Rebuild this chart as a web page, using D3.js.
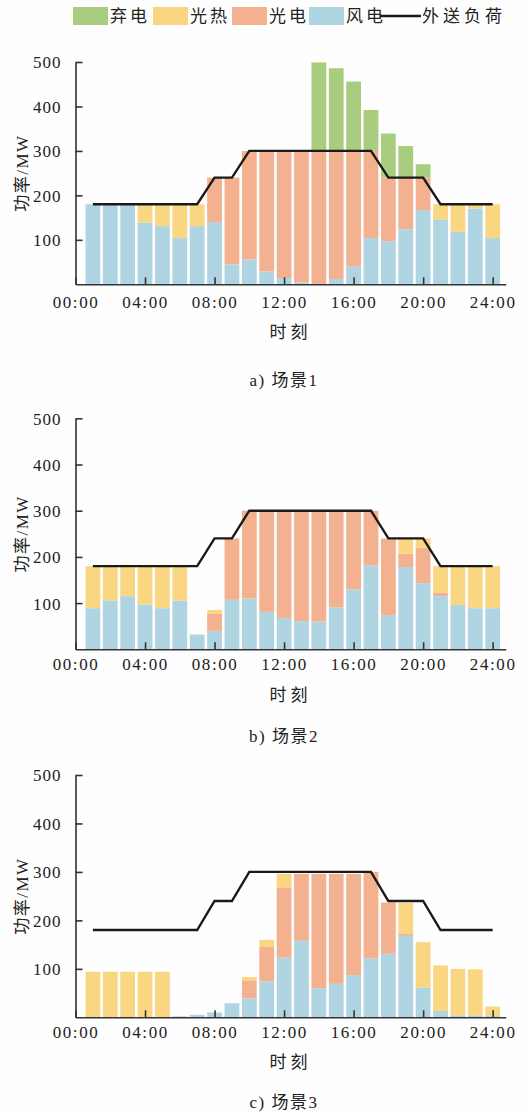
<!DOCTYPE html>
<html><head><meta charset="utf-8">
<script src="https://cdn.jsdelivr.net/npm/d3@7"></script>
<style>
html,body{margin:0;padding:0;background:#fefefe;}
svg{display:block;}
text{fill:#222;font-family:"Liberation Serif","Noto Sans CJK SC",serif;}
</style></head>
<body>
<script>
// ---------- data ----------
const hours = d3.range(1, 25);
const xTickHours = [0, 4, 8, 12, 16, 20, 24];
const xTickLabels = ["00:00", "04:00", "08:00", "12:00", "16:00", "20:00", "24:00"];
const yTicks = [100, 200, 300, 400, 500];
const seriesNames = ["风电", "光电", "光热", "弃电"];
const legendNames = ["弃电", "光热", "光电", "风电"];
const lineName = "外送负荷";
const captions = ["a) 场景1", "b) 场景2", "c) 场景3"];

const load = [180,180,180,180,180,180,180,240,240,300,300,300,300,300,300,300,300,240,240,240,180,180,180,180];

// scenario 1
const wind1    = [180,180,180,139,131,104,131,140,45,56,29,14,4,0,12,40,104,97,124,167,146,118,170,104];
const pv1      = [0,0,0,0,0,0,0,100,195,244,271,286,296,300,288,260,196,143,116,73,0,0,0,0];
const thermal1 = [0,0,0,41,49,76,49,0,0,0,0,0,0,0,0,0,0,0,0,0,34,62,10,76];
const curtail1 = [0,0,0,0,0,0,0,0,0,0,0,0,0,199,186,156,92,99,71,30,0,0,0,0];

// scenario 2
const wind2    = [89,106,115,97,89,105,32,40,107,110,81,68,61,60,91,130,182,74,178,143,115,96,89,89];
const pv2      = [0,0,0,0,0,0,0,37,133,190,219,232,239,240,209,170,118,166,29,77,8,0,0,0];
const thermal2 = [91,74,65,83,91,75,0,8,0,0,0,0,0,0,0,0,0,0,33,20,57,84,91,91];
const curtail2 = [0,0,0,0,0,0,0,0,0,0,0,0,0,0,0,0,0,0,0,0,0,0,0,0];

// scenario 3
const wind3    = [0,0,0,0,0,2,5,10,29,39,74,123,158,60,69,87,122,131,168,61,13,4,3,3];
const pv3      = [0,0,0,0,0,0,0,0,0,36,71,145,138,236,227,209,178,106,4,0,0,0,0,0];
const thermal3 = [94,94,94,94,94,0,0,0,0,8,15,28,0,0,0,0,0,0,64,94,94,96,96,19];
const curtail3 = [0,0,0,0,0,0,0,0,0,0,0,0,0,0,0,0,0,0,0,0,0,0,0,0];

const scenarios = [
  [wind1, pv1, thermal1, curtail1],
  [wind2, pv2, thermal2, curtail2],
  [wind3, pv3, thermal3, curtail3]
];

// ---------- style / layout ----------
const W = 528, H = 1115;
const colors = {"风电":"#afd5e3","光电":"#f4b18f","光热":"#fad683","弃电":"#a8cd7e"};
const panels = [
  {y0: 284.3, y500: 62,    tickY: 308,  titleY: 338,  capY: 386},
  {y0: 649.3, y500: 418.3, tickY: 670,  titleY: 701,  capY: 742},
  {y0: 1017.3,y500: 775,   tickY: 1038, titleY: 1068, capY: 1108}
];
const xLeft = 75.5, xRight = 505.7;

const svg = d3.select("body").append("svg").attr("width", W).attr("height", H);

const x = d3.scaleLinear().domain([0, 24.75]).range([xLeft, xRight]);
const xb = d3.scaleBand().domain(hours).range([x(0.5), x(24.5)]).paddingInner(0.15).paddingOuter(0.075);

const stack = d3.stack().keys(d3.range(4));

panels.forEach((p, i) => {
  const g = svg.append("g");
  const y = d3.scaleLinear().domain([0, 500]).range([p.y0, p.y500]);
  const s = scenarios[i];
  const rows = hours.map((h, k) => [s[0][k], s[1][k], s[2][k], s[3][k]]);
  const layers = stack(rows);

  layers.forEach((layer, li) => {
    g.append("g").attr("fill", colors[seriesNames[li]])
      .selectAll("rect").data(layer).join("rect")
      .attr("x", (d, k) => xb(hours[k]))
      .attr("width", xb.bandwidth())
      .attr("y", d => y(d[1]))
      .attr("height", d => Math.max(0, y(d[0]) - y(d[1])));
  });

  // load line
  g.append("path")
    .datum(load)
    .attr("fill", "none").attr("stroke", "#1a1a1a").attr("stroke-width", 2.4)
    .attr("stroke-linejoin", "miter")
    .attr("d", d3.line().x((d, k) => x(hours[k])).y(d => y(d)));

  // y axis
  const ya = g.append("g").attr("transform", `translate(${xLeft},0)`)
    .call(d3.axisLeft(y).tickValues(yTicks).tickSizeInner(-7).tickSizeOuter(0).tickPadding(14));
  ya.select(".domain").attr("stroke", "#333").attr("stroke-width", 1.6);
  ya.selectAll(".tick line").attr("stroke", "#333").attr("stroke-width", 1.6);
  ya.selectAll(".tick text").attr("font-size", 17).attr("letter-spacing", 1)
    .attr("font-family", "Liberation Serif").attr("fill", "#222").attr("dy", "0.35em");

  // x axis
  const xa = g.append("g").attr("transform", `translate(0,${p.y0})`)
    .call(d3.axisBottom(x).tickValues(xTickHours).tickSizeInner(-7).tickSizeOuter(0)
      .tickFormat((d, k) => xTickLabels[k]));
  xa.select(".domain").attr("stroke", "#333").attr("stroke-width", 1.6);
  xa.selectAll(".tick line").attr("stroke", "#333").attr("stroke-width", 1.6);
  xa.selectAll(".tick text").attr("font-size", 17).attr("letter-spacing", 1.6)
    .attr("font-family", "Liberation Serif").attr("fill", "#222")
    .attr("y", null).attr("dy", null)
    .attr("transform", `translate(0,${p.tickY - p.y0})`);

  // axis titles
  g.append("text").attr("x", (xLeft + xRight) / 2).attr("y", p.titleY)
    .attr("text-anchor", "middle").attr("font-size", 17).attr("letter-spacing", 4)
    .text("时刻");
  g.append("text")
    .attr("transform", `translate(28,${(p.y0 + p.y500) / 2}) rotate(-90)`)
    .attr("text-anchor", "middle").attr("font-size", 17).attr("letter-spacing", 1.5)
    .text("功率/MW");
  g.append("text").attr("x", 284).attr("y", p.capY)
    .attr("text-anchor", "middle").attr("font-size", 17).attr("letter-spacing", 1.5)
    .text(captions[i]);
});

// legend
const lg = svg.append("g");
const legendX = [73, 153, 232, 309];
legendNames.forEach((n, k) => {
  lg.append("rect").attr("x", legendX[k]).attr("y", 7).attr("width", 35).attr("height", 18)
    .attr("fill", colors[n]);
  lg.append("text").attr("x", legendX[k] + 37).attr("y", 22).attr("font-size", 17)
    .attr("letter-spacing", 3).text(n);
});
lg.append("line").attr("x1", 380).attr("x2", 421).attr("y1", 16).attr("y2", 16)
  .attr("stroke", "#1a1a1a").attr("stroke-width", 2.4);
lg.append("text").attr("x", 422).attr("y", 22).attr("font-size", 17)
  .attr("letter-spacing", 4).text(lineName);
</script>
</body></html>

------

=== DO THIS ===
Leaving out the pictures, repeat the data above exactly.

=== EXPECTED ANSWER ===
Rebuild this chart as a web page, using D3.js.
<!DOCTYPE html>
<html><head><meta charset="utf-8">
<script src="https://cdn.jsdelivr.net/npm/d3@7"></script>
<style>
html,body{margin:0;padding:0;background:#fefefe;}
svg{display:block;}
text{fill:#222;font-family:"Liberation Serif","Noto Sans CJK SC",serif;}
</style></head>
<body>
<script>
// ---------- data ----------
const hours = d3.range(1, 25);
const xTickHours = [0, 4, 8, 12, 16, 20, 24];
const xTickLabels = ["00:00", "04:00", "08:00", "12:00", "16:00", "20:00", "24:00"];
const yTicks = [100, 200, 300, 400, 500];
const seriesNames = ["风电", "光电", "光热", "弃电"];
const legendNames = ["弃电", "光热", "光电", "风电"];
const lineName = "外送负荷";
const captions = ["a) 场景1", "b) 场景2", "c) 场景3"];

const load = [180,180,180,180,180,180,180,240,240,300,300,300,300,300,300,300,300,240,240,240,180,180,180,180];

// scenario 1
const wind1    = [180,180,180,139,131,104,131,140,45,56,29,14,4,0,12,40,104,97,124,167,146,118,170,104];
const pv1      = [0,0,0,0,0,0,0,100,195,244,271,286,296,300,288,260,196,143,116,73,0,0,0,0];
const thermal1 = [0,0,0,41,49,76,49,0,0,0,0,0,0,0,0,0,0,0,0,0,34,62,10,76];
const curtail1 = [0,0,0,0,0,0,0,0,0,0,0,0,0,199,186,156,92,99,71,30,0,0,0,0];

// scenario 2
const wind2    = [89,106,115,97,89,105,32,40,107,110,81,68,61,60,91,130,182,74,178,143,115,96,89,89];
const pv2      = [0,0,0,0,0,0,0,37,133,190,219,232,239,240,209,170,118,166,29,77,8,0,0,0];
const thermal2 = [91,74,65,83,91,75,0,8,0,0,0,0,0,0,0,0,0,0,33,20,57,84,91,91];
const curtail2 = [0,0,0,0,0,0,0,0,0,0,0,0,0,0,0,0,0,0,0,0,0,0,0,0];

// scenario 3
const wind3    = [0,0,0,0,0,2,5,10,29,39,74,123,158,60,69,87,122,131,168,61,13,4,3,3];
const pv3      = [0,0,0,0,0,0,0,0,0,36,71,145,138,236,227,209,178,106,4,0,0,0,0,0];
const thermal3 = [94,94,94,94,94,0,0,0,0,8,15,28,0,0,0,0,0,0,64,94,94,96,96,19];
const curtail3 = [0,0,0,0,0,0,0,0,0,0,0,0,0,0,0,0,0,0,0,0,0,0,0,0];

const scenarios = [
  [wind1, pv1, thermal1, curtail1],
  [wind2, pv2, thermal2, curtail2],
  [wind3, pv3, thermal3, curtail3]
];

// ---------- style / layout ----------
const W = 528, H = 1115;
const colors = {"风电":"#afd5e3","光电":"#f4b18f","光热":"#fad683","弃电":"#a8cd7e"};
const panels = [
  {y0: 284.3, y500: 62,    tickY: 308,  titleY: 338,  capY: 386},
  {y0: 649.3, y500: 418.3, tickY: 670,  titleY: 701,  capY: 742},
  {y0: 1017.3,y500: 775,   tickY: 1038, titleY: 1068, capY: 1108}
];
const xLeft = 75.5, xRight = 505.7;

const svg = d3.select("body").append("svg").attr("width", W).attr("height", H);

const x = d3.scaleLinear().domain([0, 24.75]).range([xLeft, xRight]);
const xb = d3.scaleBand().domain(hours).range([x(0.5), x(24.5)]).paddingInner(0.15).paddingOuter(0.075);

const stack = d3.stack().keys(d3.range(4));

panels.forEach((p, i) => {
  const g = svg.append("g");
  const y = d3.scaleLinear().domain([0, 500]).range([p.y0, p.y500]);
  const s = scenarios[i];
  const rows = hours.map((h, k) => [s[0][k], s[1][k], s[2][k], s[3][k]]);
  const layers = stack(rows);

  layers.forEach((layer, li) => {
    g.append("g").attr("fill", colors[seriesNames[li]])
      .selectAll("rect").data(layer).join("rect")
      .attr("x", (d, k) => xb(hours[k]))
      .attr("width", xb.bandwidth())
      .attr("y", d => y(d[1]))
      .attr("height", d => Math.max(0, y(d[0]) - y(d[1])));
  });

  // load line
  g.append("path")
    .datum(load)
    .attr("fill", "none").attr("stroke", "#1a1a1a").attr("stroke-width", 2.4)
    .attr("stroke-linejoin", "miter")
    .attr("d", d3.line().x((d, k) => x(hours[k])).y(d => y(d)));

  // y axis
  const ya = g.append("g").attr("transform", `translate(${xLeft},0)`)
    .call(d3.axisLeft(y).tickValues(yTicks).tickSizeInner(-7).tickSizeOuter(0).tickPadding(14));
  ya.select(".domain").attr("stroke", "#333").attr("stroke-width", 1.6);
  ya.selectAll(".tick line").attr("stroke", "#333").attr("stroke-width", 1.6);
  ya.selectAll(".tick text").attr("font-size", 17).attr("letter-spacing", 1)
    .attr("font-family", "Liberation Serif").attr("fill", "#222").attr("dy", "0.35em");

  // x axis
  const xa = g.append("g").attr("transform", `translate(0,${p.y0})`)
    .call(d3.axisBottom(x).tickValues(xTickHours).tickSizeInner(-7).tickSizeOuter(0)
      .tickFormat((d, k) => xTickLabels[k]));
  xa.select(".domain").attr("stroke", "#333").attr("stroke-width", 1.6);
  xa.selectAll(".tick line").attr("stroke", "#333").attr("stroke-width", 1.6);
  xa.selectAll(".tick text").attr("font-size", 17).attr("letter-spacing", 1.6)
    .attr("font-family", "Liberation Serif").attr("fill", "#222")
    .attr("y", null).attr("dy", null)
    .attr("transform", `translate(0,${p.tickY - p.y0})`);

  // axis titles
  g.append("text").attr("x", (xLeft + xRight) / 2).attr("y", p.titleY)
    .attr("text-anchor", "middle").attr("font-size", 17).attr("letter-spacing", 4)
    .text("时刻");
  g.append("text")
    .attr("transform", `translate(28,${(p.y0 + p.y500) / 2}) rotate(-90)`)
    .attr("text-anchor", "middle").attr("font-size", 17).attr("letter-spacing", 1.5)
    .text("功率/MW");
  g.append("text").attr("x", 284).attr("y", p.capY)
    .attr("text-anchor", "middle").attr("font-size", 17).attr("letter-spacing", 1.5)
    .text(captions[i]);
});

// legend
const lg = svg.append("g");
const legendX = [73, 153, 232, 309];
legendNames.forEach((n, k) => {
  lg.append("rect").attr("x", legendX[k]).attr("y", 7).attr("width", 35).attr("height", 18)
    .attr("fill", colors[n]);
  lg.append("text").attr("x", legendX[k] + 37).attr("y", 22).attr("font-size", 17)
    .attr("letter-spacing", 3).text(n);
});
lg.append("line").attr("x1", 380).attr("x2", 421).attr("y1", 16).attr("y2", 16)
  .attr("stroke", "#1a1a1a").attr("stroke-width", 2.4);
lg.append("text").attr("x", 422).attr("y", 22).attr("font-size", 17)
  .attr("letter-spacing", 4).text(lineName);
</script>
</body></html>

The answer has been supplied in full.